On top of that, the seed Calipari is talking about improving isn’t a high one. In fact, whether or not Arkansas was at risk of missing the NCAAs, it was absolutely at risk of being sent to Dayton for the First Four. Even after winning, Cal said he “didn’t know” if the victory over the Gamecocks locked the Hogs into the field.
Calipari’s comments led to plenty of backlash and mockery, something that has been a recurring theme for an Arkansas squad that was projected to finish fourth in the SEC and was ranked No. 16 in the preseason poll and has far and away failed to live up to those expectations.
In fact, while he didn’t venture all the way away from his comments, Calipari did backtrack a bit after the victory when asked at the press conference, but also got a bit defensive as well.

“It matters. We got to play,” he said. “Now, there was another coach in this league that said, ‘I’m not sure I really want this tournament because last year we got a guy hurt in it. I’m not sure how I feel.’ You’re going to ask him that same question, aren’t you? His team was one of the best teams in this league. He’s saying, ‘We got a chance to win a national title.’”
The debate over the value of the tournament wasn’t the only comment that got some pushback for Calipari, however, as he also drew some ire for what he intended to be a compliment for Paris and the Gamecocks.
“South Carolina, in a different league, they’re good,” Calipari said. “They got big guys. They got guards. I mean, this league is unforgiving.”
Certainly, the Hogs coach meant this as a compliment, saying that just because the Gamecocks were a two-win SEC team doesn’t mean they wouldn’t do far better in other leagues. Calipari was trying to insinuate that the SEC is such a strong league that even its worst teams would be strong in other conferences.
Paris didn’t take it this way, however.
“It’s funny you hear him say that, right? They don’t want to be in another league.

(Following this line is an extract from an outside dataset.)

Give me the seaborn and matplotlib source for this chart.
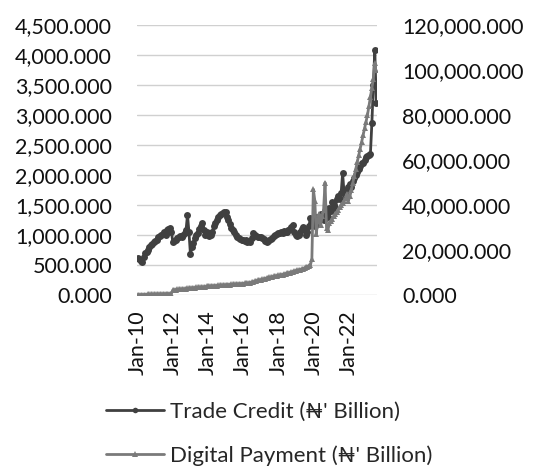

You guys would have been good in another… What does that even mean?” Paris asked. “We’re in this league. This is the best league in the history of college basketball, they’re saying by any metric you would like to choose, including your eyeballs. They wanted to be in this league. This is the league they’re in. There’s not another world where we need to play in a (different) league in order to win games. There’s a world in which we play in this league and those games go our way. Last year we were 8-2 in similar games. This year we weren’t.”
Paris didn’t stop there with his passionate response, either.
“I don’t think I would do the disservice to these guys… I don’t know if we played – no disrespect for the SoCon, I was in it for five years – if we played in the SoCon, we would have a better record. We’re in the SEC. We play SEC teams. We played a lot of SEC teams in a way where at one point in the game they thought the game was over. They thought they were going to lose the game. We weren’t able to get to the finish line.”
Being fair to Calipari, it’s highly unlikely he intended any offense to Paris and his squad, and it’s possible the two will speak after and clear up the misunderstanding, but it’s hardly the first time Cal’s comments, even those that are well-intentioned, directed the spotlight away from the actual basketball court.
Ultimately, while Arkansas fans can rejoice knowing their spot in the dance is surely safe, Kentucky fans will take another sigh of relief that one of the sport’s most polarizing Hall of Famers is no longer their coach.